Required work —
Give the listing again exactly, omitting its images.

===== The input

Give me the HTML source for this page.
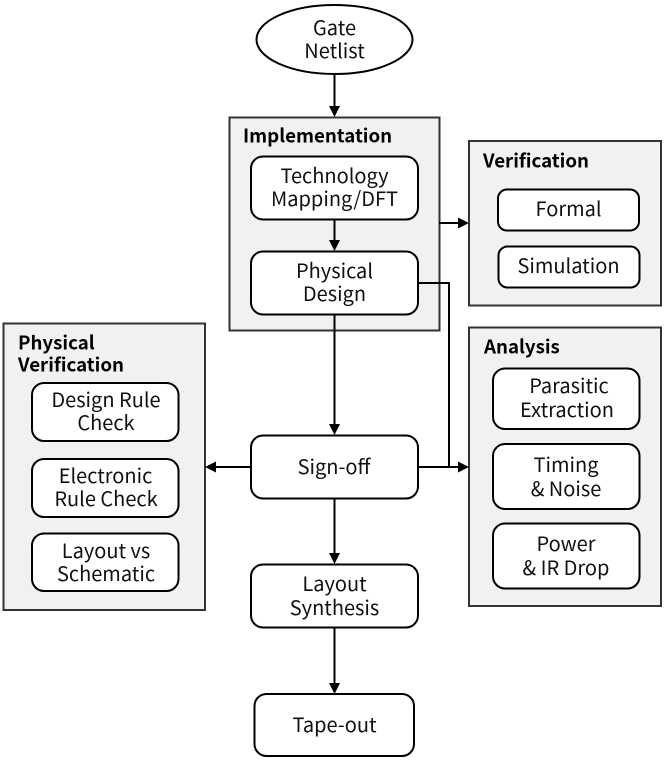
<!DOCTYPE html>
<html><head><meta charset="utf-8"><style>
html,body{margin:0;padding:0;background:#fff;width:665px;height:760px;overflow:hidden}
svg{display:block}
text{font-family:"Noto Sans CJK SC","Liberation Sans",sans-serif;font-size:20px;fill:#111;text-anchor:middle}
text.t{font-weight:700;font-size:18.700px;text-anchor:start;fill:#000}
.g{fill:#f1f1f1;stroke:#333;stroke-width:2}
.b{fill:#fff;stroke:#000;stroke-width:2}
.l{fill:none;stroke:#000;stroke-width:2}
</style></head><body>
<svg width="665" height="760" viewBox="0 0 665 760" xmlns="http://www.w3.org/2000/svg">
<rect class="g" x="229.500" y="117.500" width="210" height="213"/>
<rect class="g" x="469" y="141" width="192" height="164.500"/>
<rect class="g" x="469" y="327.500" width="192" height="278.500"/>
<rect class="g" x="3.500" y="323.500" width="201.500" height="286.500"/>

<path class="l" d="M334.500 74V107M334.500 219V241M334.500 314V425M334.500 498V555M334.500 627V684M439 223H459M418 283H449V467M418 467H459M250 467H215"/>
<path d="M329 106H340L334.500 117Z M329 240H340L334.500 251Z M329 424H340L334.500 435Z M329 553H340L334.500 564Z M329 683H340L334.500 694Z M458 217.500V228.500L469 223Z M458 461.500V472.500L469 467Z M216 461.500V472.500L205 467Z" fill="#000"/>

<ellipse class="b" cx="334.500" cy="39.500" rx="78" ry="34.500"/>
<rect class="b" x="251" y="156.500" width="167" height="63" rx="12"/>
<rect class="b" x="251" y="251.500" width="167" height="63" rx="12"/>
<rect class="b" x="251" y="435.500" width="167" height="63" rx="12"/>
<rect class="b" x="251" y="564.500" width="167" height="63" rx="12"/>
<rect class="b" x="254.500" y="694" width="159.500" height="62" rx="12"/>
<rect class="b" x="498" y="189.500" width="141" height="41" rx="9"/>
<rect class="b" x="498.500" y="246.500" width="141" height="41" rx="9"/>
<rect class="b" x="493" y="368.500" width="146.500" height="60.500" rx="12"/>
<rect class="b" x="493" y="444" width="146.500" height="65" rx="12"/>
<rect class="b" x="493" y="523.500" width="146.500" height="65" rx="12"/>
<rect class="b" x="32" y="383" width="146.500" height="58" rx="12"/>
<rect class="b" x="32" y="459" width="146.500" height="58" rx="12"/>
<rect class="b" x="32" y="533.500" width="146.500" height="57.500" rx="12"/>

<text class="t" x="243" y="142.500">Implementation</text>
<text class="t" x="483" y="167.500">Verification</text>
<text class="t" x="484" y="353.500">Analysis</text>
<text class="t" x="18" y="349.500">Physical</text>
<text class="t" x="18" y="371.500">Verification</text>

<text x="334.500" y="35">Gate</text>
<text x="334.500" y="58">Netlist</text>
<text x="334.500" y="183">Technology</text>
<text x="334.500" y="206">Mapping/DFT</text>
<text x="334.500" y="278">Physical</text>
<text x="334.500" y="301">Design</text>
<text x="334" y="474">Sign-off</text>
<text x="334.500" y="591">Layout</text>
<text x="334.500" y="615">Synthesis</text>
<text x="334.500" y="732">Tape-out</text>
<text x="568.500" y="216">Formal</text>
<text x="568.500" y="273">Simulation</text>
<text x="569" y="393">Parasitic</text>
<text x="567" y="417">Extraction</text>
<text x="566" y="472">Timing</text>
<text x="566" y="496">&amp; Noise</text>
<text x="566" y="551">Power</text>
<text x="566" y="575">&amp; IR Drop</text>
<text x="106" y="407">Design Rule</text>
<text x="106" y="430">Check</text>
<text x="105.500" y="483">Electronic</text>
<text x="106" y="506">Rule Check</text>
<text x="106" y="558">Layout vs</text>
<text x="106" y="581">Schematic</text>
</svg>
</body></html>
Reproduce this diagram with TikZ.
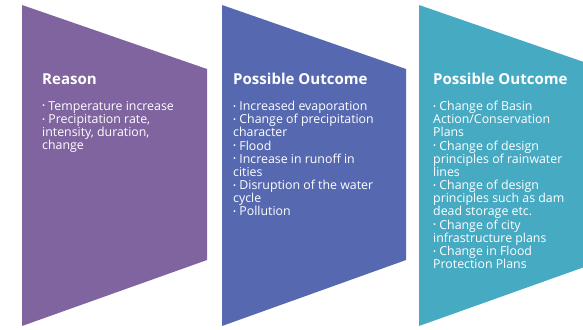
\documentclass[tikz,border=0pt]{standalone}
\usepackage{fontspec}
\setmainfont{Open Sans}

\definecolor{reasonpurple}{HTML}{7F64A0}
\definecolor{outcomeblue}{HTML}{5669B0}
\definecolor{planteal}{HTML}{46AAC3}

\tikzset{
  head/.style={anchor=base west,inner sep=0pt,text=white,font=\fontsize{15.1}{17}\selectfont\bfseries},
  items/.style={anchor=north west,inner sep=0pt,text=white,align=left,font=\fontsize{12.4}{13.2}\selectfont},
}
\newcommand{\itm}{{\fontsize{8}{8}\selectfont\raisebox{0.3ex}{•}} }

\begin{document}
\begin{tikzpicture}[x=1bp,y=-1bp]

    \clip (0,0) rectangle (583,329);

    % chevron blocks
    \fill[reasonpurple] (22,5) -- (207,69) -- (207,260) -- (22,326) -- cycle;
    \fill[outcomeblue] (222,5) -- (406,69) -- (406,260) -- (222,326) -- cycle;
    \fill[planteal] (419,5) -- (604,69) -- (604,260) -- (419,326) -- cycle;

    % headings
    \node[head] (reasonhead) at (42,84) {Reason};
    \node[head] (outcomehead) at (233,84) {Possible Outcome};
    \node[head] (planhead) at (433,84) {Possible Outcome};

    % item lists
    \node[items] (reasonlist) at (42,101) {\itm Temperature increase\\
        \itm Precipitation rate,\\intensity, duration,\\change};

    \node[items] (outcomelist) at (233,101) {\itm Increased evaporation\\
        \itm Change of precipitation\\character\\
        \itm Flood\\
        \itm Increase in runoff in\\cities\\
        \itm Disruption of the water\\cycle\\
        \itm Pollution};

    \node[items] (planlist) at (433,101) {\itm Change of Basin\\Action/Conservation\\Plans\\
        \itm Change of design\\principles of rainwater\\lines\\
        \itm Change of design\\principles such as dam\\dead storage etc.\\
        \itm Change of city\\infrastructure plans\\
        \itm Change in Flood\\Protection Plans};

\end{tikzpicture}
\end{document}
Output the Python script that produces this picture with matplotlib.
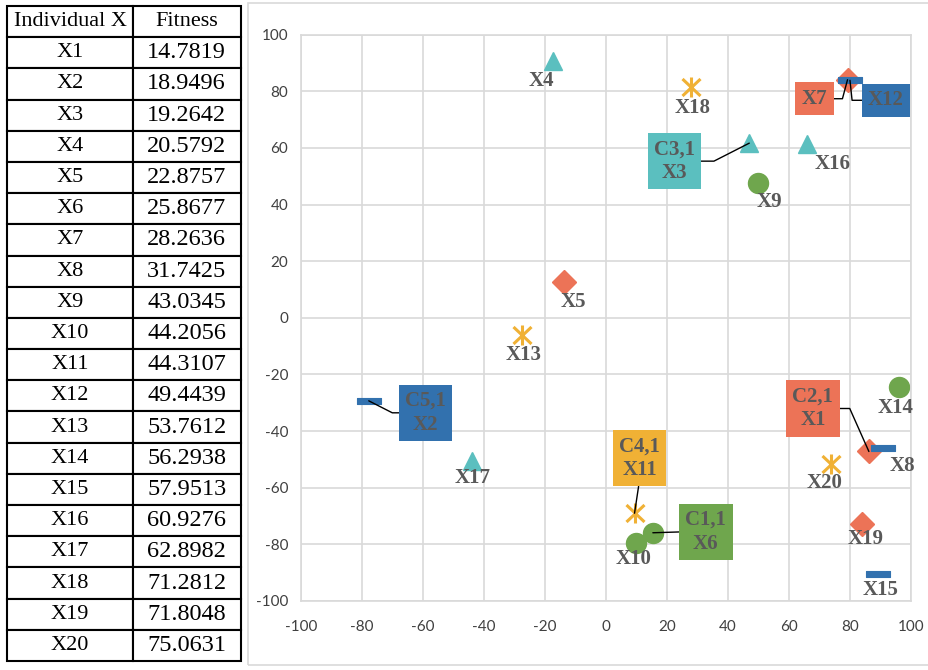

==========

Result —
Give me the HTML source for this page.
<!DOCTYPE html>
<html><head><meta charset="utf-8"><style>
html,body{margin:0;padding:0;background:#fff;width:665px;height:760px;overflow:hidden}
svg{display:block}
text{font-family:"Noto Sans CJK SC","Liberation Sans",sans-serif;font-size:20px;fill:#111;text-anchor:middle}
text.t{font-weight:700;font-size:18.700px;text-anchor:start;fill:#000}
.g{fill:#f1f1f1;stroke:#333;stroke-width:2}
.b{fill:#fff;stroke:#000;stroke-width:2}
.l{fill:none;stroke:#000;stroke-width:2}
</style></head><body>
<svg width="665" height="760" viewBox="0 0 665 760" xmlns="http://www.w3.org/2000/svg">
<rect class="g" x="229.500" y="117.500" width="210" height="213"/>
<rect class="g" x="469" y="141" width="192" height="164.500"/>
<rect class="g" x="469" y="327.500" width="192" height="278.500"/>
<rect class="g" x="3.500" y="323.500" width="201.500" height="286.500"/>

<path class="l" d="M334.500 74V107M334.500 219V241M334.500 314V425M334.500 498V555M334.500 627V684M439 223H459M418 283H449V467M418 467H459M250 467H215"/>
<path d="M329 106H340L334.500 117Z M329 240H340L334.500 251Z M329 424H340L334.500 435Z M329 553H340L334.500 564Z M329 683H340L334.500 694Z M458 217.500V228.500L469 223Z M458 461.500V472.500L469 467Z M216 461.500V472.500L205 467Z" fill="#000"/>

<ellipse class="b" cx="334.500" cy="39.500" rx="78" ry="34.500"/>
<rect class="b" x="251" y="156.500" width="167" height="63" rx="12"/>
<rect class="b" x="251" y="251.500" width="167" height="63" rx="12"/>
<rect class="b" x="251" y="435.500" width="167" height="63" rx="12"/>
<rect class="b" x="251" y="564.500" width="167" height="63" rx="12"/>
<rect class="b" x="254.500" y="694" width="159.500" height="62" rx="12"/>
<rect class="b" x="498" y="189.500" width="141" height="41" rx="9"/>
<rect class="b" x="498.500" y="246.500" width="141" height="41" rx="9"/>
<rect class="b" x="493" y="368.500" width="146.500" height="60.500" rx="12"/>
<rect class="b" x="493" y="444" width="146.500" height="65" rx="12"/>
<rect class="b" x="493" y="523.500" width="146.500" height="65" rx="12"/>
<rect class="b" x="32" y="383" width="146.500" height="58" rx="12"/>
<rect class="b" x="32" y="459" width="146.500" height="58" rx="12"/>
<rect class="b" x="32" y="533.500" width="146.500" height="57.500" rx="12"/>

<text class="t" x="243" y="142.500">Implementation</text>
<text class="t" x="483" y="167.500">Verification</text>
<text class="t" x="484" y="353.500">Analysis</text>
<text class="t" x="18" y="349.500">Physical</text>
<text class="t" x="18" y="371.500">Verification</text>

<text x="334.500" y="35">Gate</text>
<text x="334.500" y="58">Netlist</text>
<text x="334.500" y="183">Technology</text>
<text x="334.500" y="206">Mapping/DFT</text>
<text x="334.500" y="278">Physical</text>
<text x="334.500" y="301">Design</text>
<text x="334" y="474">Sign-off</text>
<text x="334.500" y="591">Layout</text>
<text x="334.500" y="615">Synthesis</text>
<text x="334.500" y="732">Tape-out</text>
<text x="568.500" y="216">Formal</text>
<text x="568.500" y="273">Simulation</text>
<text x="569" y="393">Parasitic</text>
<text x="567" y="417">Extraction</text>
<text x="566" y="472">Timing</text>
<text x="566" y="496">&amp; Noise</text>
<text x="566" y="551">Power</text>
<text x="566" y="575">&amp; IR Drop</text>
<text x="106" y="407">Design Rule</text>
<text x="106" y="430">Check</text>
<text x="105.500" y="483">Electronic</text>
<text x="106" y="506">Rule Check</text>
<text x="106" y="558">Layout vs</text>
<text x="106" y="581">Schematic</text>
</svg>
</body></html>
Reproduce this diagram with TikZ.
\documentclass[tikz,border=0pt]{standalone}
\usepackage{fontspec}
\setmainfont{Open Sans}

\definecolor{reasonpurple}{HTML}{7F64A0}
\definecolor{outcomeblue}{HTML}{5669B0}
\definecolor{planteal}{HTML}{46AAC3}

\tikzset{
  head/.style={anchor=base west,inner sep=0pt,text=white,font=\fontsize{15.1}{17}\selectfont\bfseries},
  items/.style={anchor=north west,inner sep=0pt,text=white,align=left,font=\fontsize{12.4}{13.2}\selectfont},
}
\newcommand{\itm}{{\fontsize{8}{8}\selectfont\raisebox{0.3ex}{•}} }

\begin{document}
\begin{tikzpicture}[x=1bp,y=-1bp]

    \clip (0,0) rectangle (583,329);

    % chevron blocks
    \fill[reasonpurple] (22,5) -- (207,69) -- (207,260) -- (22,326) -- cycle;
    \fill[outcomeblue] (222,5) -- (406,69) -- (406,260) -- (222,326) -- cycle;
    \fill[planteal] (419,5) -- (604,69) -- (604,260) -- (419,326) -- cycle;

    % headings
    \node[head] (reasonhead) at (42,84) {Reason};
    \node[head] (outcomehead) at (233,84) {Possible Outcome};
    \node[head] (planhead) at (433,84) {Possible Outcome};

    % item lists
    \node[items] (reasonlist) at (42,101) {\itm Temperature increase\\
        \itm Precipitation rate,\\intensity, duration,\\change};

    \node[items] (outcomelist) at (233,101) {\itm Increased evaporation\\
        \itm Change of precipitation\\character\\
        \itm Flood\\
        \itm Increase in runoff in\\cities\\
        \itm Disruption of the water\\cycle\\
        \itm Pollution};

    \node[items] (planlist) at (433,101) {\itm Change of Basin\\Action/Conservation\\Plans\\
        \itm Change of design\\principles of rainwater\\lines\\
        \itm Change of design\\principles such as dam\\dead storage etc.\\
        \itm Change of city\\infrastructure plans\\
        \itm Change in Flood\\Protection Plans};

\end{tikzpicture}
\end{document}
Output the Python script that produces this picture with matplotlib.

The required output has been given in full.